Readers Blogs

Why USA Green card is no more green 16/Mar/2016

The green card serves as proof that its holder, a lawful permanent resident (LPR), has been officially granted immigration benefits, which include permission to reside and take employment in the United States. The holder must maintain permanent resident status, and can be removed from the United States if certain conditions of this status are not met. This card issued by the Immigration and Naturalization Service (INS). The Homeland Security Act of 2002 (Pub. L. No. 107296, 116 Stat. 2135) dismantled INS and separated the former agency into three components within the Department of Homeland Security (DHS).
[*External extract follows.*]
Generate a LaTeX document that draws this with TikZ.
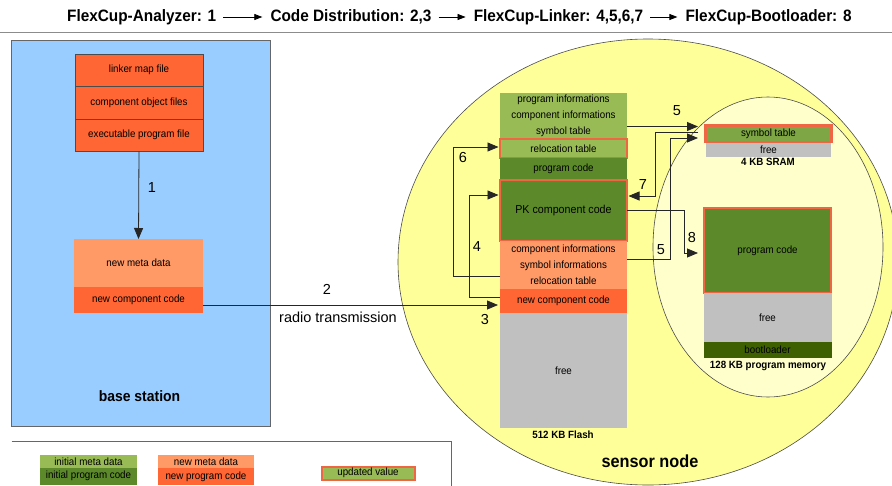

The first, the United States Citizenship and Immigration Services (USCIS) handles applications for immigration benefits. Two other agencies were created to oversee the INS's former functions of immigration enforcement: U.S. Immigration and Customs Enforcement (ICE) and U.S. Customs and Border Protection (CBP), respectively.[3] Green cards are valid for 10 years for permanent residents, and 2 years for conditional permanent residents. After this period, the card must be renewed or replaced. , The United state government created a form known as I-151 at the end of World War II. This form was the Alien Registration Receipt Form and was printed on green paper. In 1977, the I-151 form became the I-551 form, and is not printed on green paper. Green cards are not actually green anymore.